# ProElite3



## dudeabides (Sep 30, 2008)

ProElite 3
Date: Jan 21, 2012
Location: Honolulu, Hawaii
Venue: Neal S. Blaisdell Center
Broadcast: HDNet












> MAIN CARD
> 
> Kendall Grove vs. Ikuhisa Minowa
> Hitomi Akano vs. Sara McMann
> ...





> The third show from the newly revamped ProElite organization is official for Jan. 21.
> 
> As expected, ProElite 3 features a middleweight title fight between Hawaiian UFC vet Kendall Grove (13-9) and Japanese notable Ikuhisa "The PUNK" Minowa (51-32) at Neal S. Blaisdell Center in Honolulu.
> 
> ...










​
http://mmajunkie.com/news/26482/pro...vs-minowa-grand-prix-semifinals-on-jan-21.mma


----------



## kantowrestler (Jun 6, 2009)

So far ProElite has been going an interesting path since it's revival. I'm still confused as to what this heavyweight grand prix is for. Is it just that or is it for a champion?


----------



## LizaG (May 12, 2008)

Went with Minowa, Grove (Kendall, not me) is easily overwhelmed in fights imo, should be a great fight but don't see Kendall walking away with this one. Find it odd that the company seem to be relying on this guy to sell tickets, he has name-value but hardly stellar talent to sell the event (then again, was Sylivia or Fulton?).


----------



## dudeabides (Sep 30, 2008)

kantowrestler said:


> So far ProElite has been going an interesting path since it's revival. I'm still confused as to what this heavyweight grand prix is for. Is it just that or is it for a champion?

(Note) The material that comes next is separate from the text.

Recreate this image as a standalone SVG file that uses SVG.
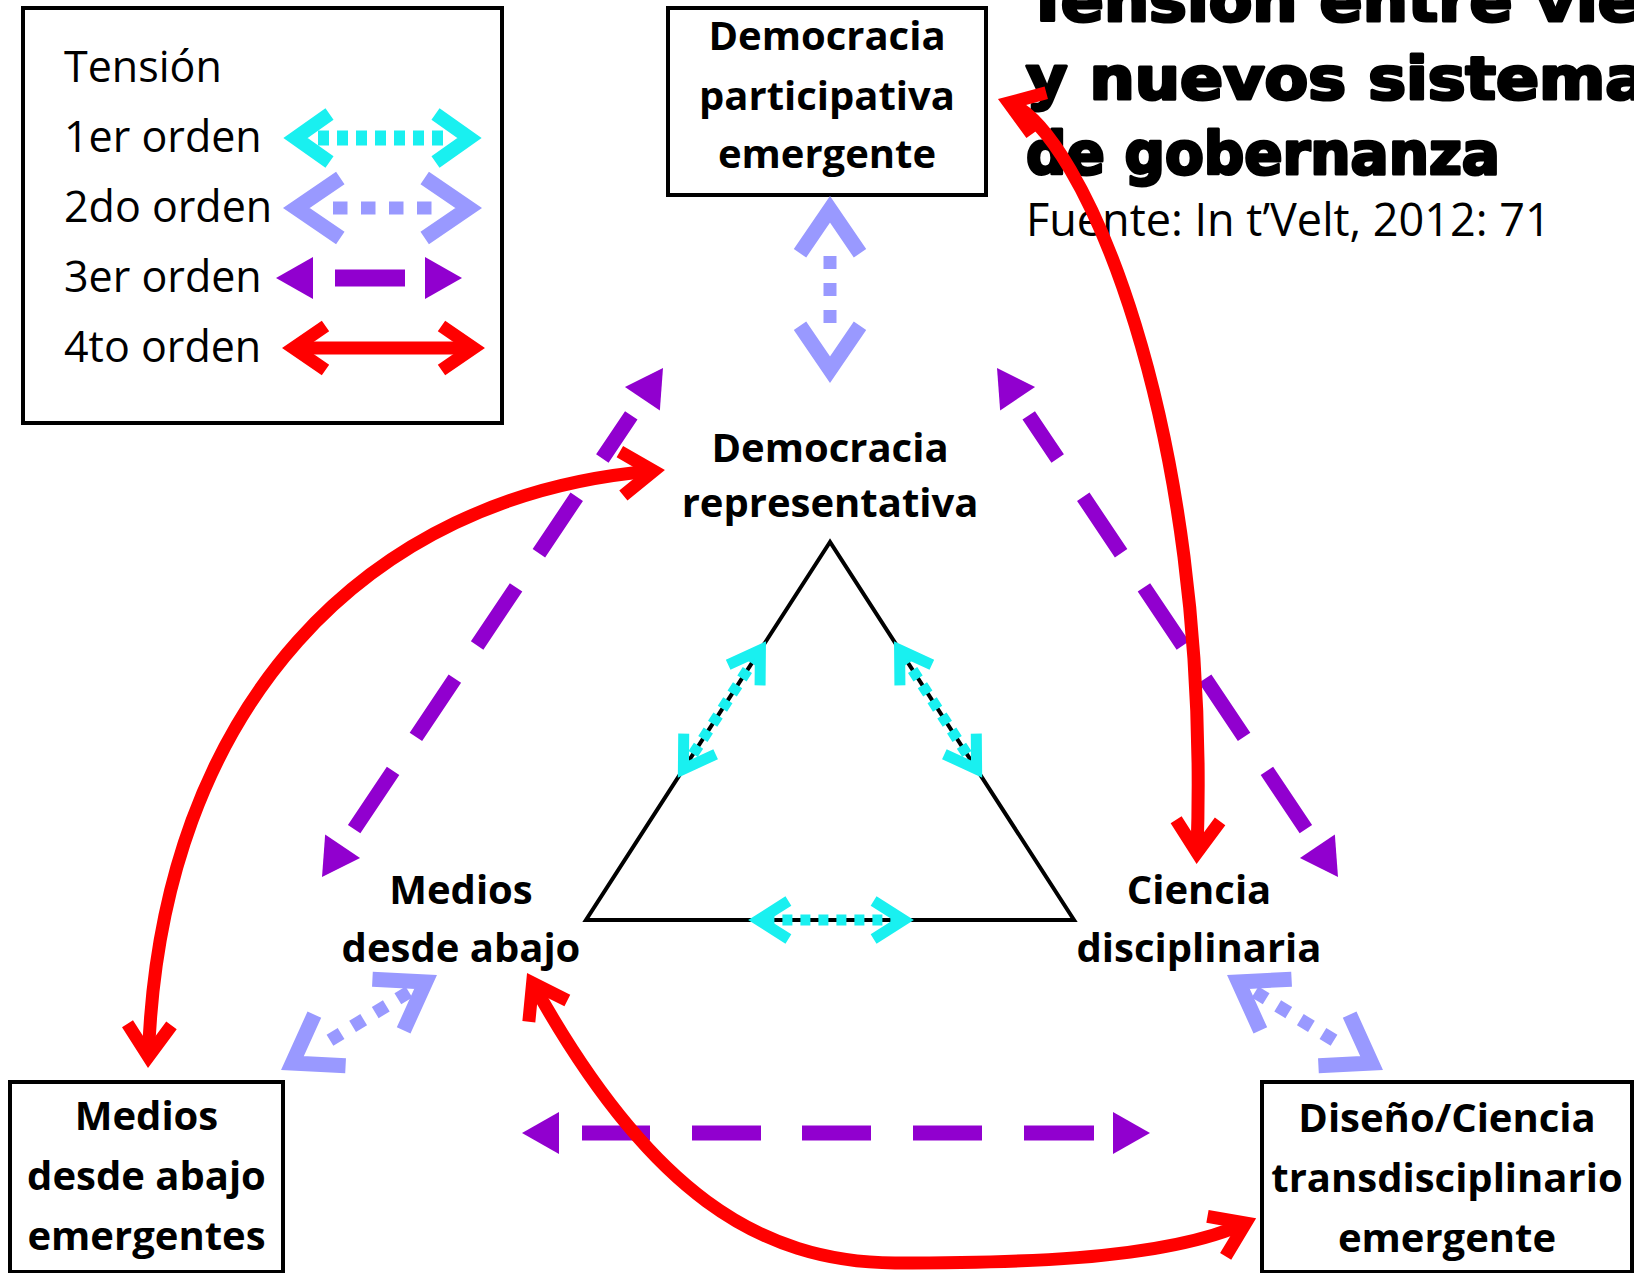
<svg xmlns="http://www.w3.org/2000/svg" width="1634" height="1273" viewBox="0 0 1634 1273">
<style>
.box{fill:none;stroke:#000;stroke-width:4}
.lbl{font-family:'Open Sans','Liberation Sans',sans-serif;font-weight:700;font-size:40px;text-anchor:middle;fill:#000}
.leg{font-family:'Open Sans','Liberation Sans',sans-serif;font-size:43px;fill:#000}
.src{font-family:'Open Sans','Liberation Sans',sans-serif;font-size:45px;fill:#000}
.ttl{font-family:'DejaVu Sans','Liberation Sans',sans-serif;font-weight:700;font-size:58px;fill:#000;stroke:#000;stroke-width:3;stroke-linejoin:round}
.cy{fill:none;stroke:#19F0F0;stroke-width:11}
.cyL{fill:none;stroke:#19F0F0;stroke-width:15}
.lav{fill:none;stroke:#9999FF;stroke-width:13}
.pur{fill:none;stroke:#9100CF;stroke-width:15}
.purL{fill:none;stroke:#9100CF;stroke-width:17}
.red{fill:none;stroke:#FF0000;stroke-width:13}
.hCy{fill:none;stroke:#19F0F0;stroke-width:11;stroke-linejoin:miter}
.hCyL{fill:none;stroke:#19F0F0;stroke-width:14;stroke-linejoin:miter}
.hLav{fill:none;stroke:#9999FF;stroke-width:15;stroke-linejoin:miter}
.hPur{fill:#9100CF;stroke:none}
.hRed{fill:none;stroke:#FF0000;stroke-width:13;stroke-linejoin:miter}
</style>
<defs>
<marker id="mCy" markerUnits="userSpaceOnUse" orient="auto-start-reverse" overflow="visible" markerWidth="10" markerHeight="10" refX="0" refY="0"><path class="hCy" d="M-30,-19 L0,0 L-30,19"/></marker>
<marker id="mCyL" markerUnits="userSpaceOnUse" orient="auto-start-reverse" overflow="visible" markerWidth="10" markerHeight="10" refX="0" refY="0"><path class="hCyL" d="M-34,-24 L0,0 L-34,24"/></marker>
<marker id="mLav" markerUnits="userSpaceOnUse" orient="auto-start-reverse" overflow="visible" markerWidth="10" markerHeight="10" refX="0" refY="0"><path class="hLav" d="M-44,-30 L0,0 L-44,30"/></marker>
<marker id="mPur" markerUnits="userSpaceOnUse" orient="auto-start-reverse" overflow="visible" markerWidth="10" markerHeight="10" refX="0" refY="0"><path class="hPur" d="M0,-21 L37,0 L0,21 Z"/></marker>
<marker id="mRed" markerUnits="userSpaceOnUse" orient="auto-start-reverse" overflow="visible" markerWidth="10" markerHeight="10" refX="0" refY="0"><path class="hRed" d="M-32,-22 L0,0 L-32,22"/></marker>
</defs>
<rect width="1634" height="1273" fill="#fff"/>

<g id="legend">
<rect class="box" x="23" y="8" width="479" height="415"/>
<text class="leg" x="64" y="82">Tensión</text>
<text class="leg" x="64" y="152">1er orden</text>
<text class="leg" x="64" y="222">2do orden</text>
<text class="leg" x="64" y="292">3er orden</text>
<text class="leg" x="64" y="362">4to orden</text>
<path class="cyL" d="M295.5,138 H469.5" stroke-dasharray="0 22.5 11 8 11 8 11 8 11 8 11 8 11 8 11 100" marker-start="url(#mCyL)" marker-end="url(#mCyL)"/>
<path class="lav" d="M296.3,208 H468.7" stroke-dasharray="0 36.7 14.5 13.5 14.5 13.5 14.5 13.5 14.5 100" marker-start="url(#mLav)" marker-end="url(#mLav)"/>
<path class="purL" d="M313,278 H425" stroke-dasharray="0 22 70 100" marker-start="url(#mPur)" marker-end="url(#mPur)"/>
<path class="red" d="M293.5,348 H473.5" marker-start="url(#mRed)" marker-end="url(#mRed)"/>
</g>

<g id="title">
<text class="ttl" x="1026" y="21" textLength="718" lengthAdjust="spacingAndGlyphs">Tensión entre viejos</text>
<text class="ttl" x="1026" y="99" textLength="660" lengthAdjust="spacingAndGlyphs">y nuevos sistemas</text>
<text class="ttl" x="1026" y="174" textLength="474" lengthAdjust="spacingAndGlyphs">de gobernanza</text>
<text class="src" x="1026" y="236">Fuente: In t’Velt, 2012: 71</text>
</g>

<g id="node-participativa">
<rect class="box" x="668" y="8" width="318" height="187"/>
<text class="lbl" x="827" y="50">Democracia</text>
<text class="lbl" x="827" y="110">participativa</text>
<text class="lbl" x="827" y="168">emergente</text>
</g>

<g id="node-representativa">
<text class="lbl" x="830" y="462">Democracia</text>
<text class="lbl" x="830" y="517">representativa</text>
</g>

<g id="node-medios">
<text class="lbl" x="461" y="904">Medios</text>
<text class="lbl" x="461" y="962">desde abajo</text>
</g>

<g id="node-ciencia">
<text class="lbl" x="1199" y="904">Ciencia</text>
<text class="lbl" x="1199" y="962">disciplinaria</text>
</g>

<g id="node-medios-emergentes">
<rect class="box" x="10" y="1082" width="273" height="190"/>
<text class="lbl" x="146.5" y="1130">Medios</text>
<text class="lbl" x="146.5" y="1190">desde abajo</text>
<text class="lbl" x="146.5" y="1250">emergentes</text>
</g>

<g id="node-diseno">
<rect class="box" x="1262" y="1082" width="370" height="190"/>
<text class="lbl" x="1447" y="1132">Diseño/Ciencia</text>
<text class="lbl" x="1447" y="1192">transdisciplinario</text>
<text class="lbl" x="1447" y="1252">emergente</text>
</g>

<g id="triangle">
<path d="M830,542 L586,920 L1074,920 Z" fill="none" stroke="#000" stroke-width="4" stroke-linejoin="miter"/>
</g>

<g id="connectors">
<path class="lav" d="M830,209.3 V369.7" stroke-dasharray="0 46.7 13 14 13 14 13 100" marker-start="url(#mLav)" marker-end="url(#mLav)"/>
<path class="lav" d="M425.6,981.9 L292.4,1063.1" stroke-dasharray="0 19.5 13 13.5 13 13.5 13 13.5 13 100" marker-start="url(#mLav)" marker-end="url(#mLav)"/>
<path class="lav" d="M1238.4,981.9 L1371.6,1063.1" stroke-dasharray="0 19.5 13 13.5 13 13.5 13 13.5 13 100" marker-start="url(#mLav)" marker-end="url(#mLav)"/>

<path class="cy" d="M760.4,649.9 L683.4,769.1" stroke-dasharray="10 8" stroke-dashoffset="12" marker-start="url(#mCy)" marker-end="url(#mCy)"/>
<path class="cy" d="M899.6,649.9 L976.6,769.1" stroke-dasharray="10 8" stroke-dashoffset="12" marker-start="url(#mCy)" marker-end="url(#mCy)"/>
<path class="cy" d="M758.4,920 H903.6" stroke-dasharray="10 8" stroke-dashoffset="12" marker-start="url(#mCy)" marker-end="url(#mCy)"/>

<path class="pur" d="M642.4,398.7 L342.6,846.3" stroke-dasharray="0 20 52 46 68 41 70 40 70 41 70 100" marker-start="url(#mPur)" marker-end="url(#mPur)"/>
<path class="pur" d="M1017.6,398.7 L1317.4,846.3" stroke-dasharray="0 20 52 46 68 41 70 40 70 41 70 100" marker-start="url(#mPur)" marker-end="url(#mPur)"/>
<path class="pur" d="M559,1133 H1113" stroke-dasharray="0 23 68 42 69 41 69 42 69 42 70 100" marker-start="url(#mPur)" marker-end="url(#mPur)"/>

<path class="red" d="M148.4,1056.5 C160.3,706.5 366.7,494 653.5,471" marker-start="url(#mRed)" marker-end="url(#mRed)"/>
<path class="red" d="M1008.8,102.9 C1080,128 1212,420 1197,852.5" marker-start="url(#mRed)" marker-end="url(#mRed)"/>
<path class="red" d="M532.6,983.1 C648.8,1193.1 760,1262 895,1263 C1000,1263 1160,1262 1245.7,1223.1" marker-start="url(#mRed)" marker-end="url(#mRed)"/>
</g>
</svg>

On their homepage they say the grand prix is just to push the winner into the 'upper tier of the heavyweight division.'


----------



## LizaG (May 12, 2008)

dudeabides said:


> On their homepage they say the grand prix is just to push the winner into the 'upper tier of the heavyweight division.'


after hearing that, safe to say we can take the work "Grand" out of it lol, not much to be called "Grand" here. HW's we've not heard of trying to inch their way to the lofty heights of Arlovski and Sylvia ?

they'll have a hard time selling that imo


----------



## oldfan (Mar 14, 2010)

i'm glad to see someone making an effort. I say show'em support and hope for the best.

I voted for grove. he reminds me of a guy who used to knock me out.


----------



## kantowrestler (Jun 6, 2009)

I would show them support if I could watch HDNet, but I don't have cable. So the Grand Prix is basically a rising stars tournament? Anyways I wonder when they are going to start titles.


----------



## mattandbenny (Aug 2, 2007)

Grove is gonna smash Minowaman. He's the first American middleweight Minowaman has faced since Baroni in 2005.


----------



## K R Y (Nov 19, 2007)

Hope Minowaman gets the win. Cannot stand Grove.


----------



## kantowrestler (Jun 6, 2009)

Minowaman maybe impressive against slow upperweight guys but against fellow middleweights he's slow. I hate to say it but he's washed up. He was a part of the freakshow era with little else.


----------



## K R Y (Nov 19, 2007)

kantowrestler said:


> Minowaman maybe impressive against slow upperweight guys but against fellow middleweights he's slow. I hate to say it but he's washed up. He was a part of the freakshow era with little else.


I agree with this, although, he is fighting Grove. If he can land on that chin it's over. Grove isn't some amazing Middleweight at all.


----------



## LizaG (May 12, 2008)

If you overwhelm him early, Grove fades pretty damn quick. Minowa will have to rush him!


----------



## kantowrestler (Jun 6, 2009)

This is basically an attempt by T. Jay Thompson to put together the kind've fight cards he's used to putting together. Icon Sport was the main promotion in Hawaii for years until ProElite had to shut it down. Both men could potentially win but not get too much farther.


----------



## dudeabides (Sep 30, 2008)

Results if anybody missed it!



> UFC vet Kendall Grove (14-9) is now 2-0 since his release from the world's biggest MMA promotion.
> 
> An intensely focused Grove overwhelmed Japanese superstar Ikuhisa Minowa (52-33-8) over the course of a 15-minute affair and cruised to a unanimous-decision win.
> 
> ...


http://mmajunkie.com/news/27089/proelite-3-results.mma


----------



## kantowrestler (Jun 6, 2009)

It looks like Grove is definately rebounding after his UFC release. McMann is definately also establishing herself in the MMA world. I hope she does well.


----------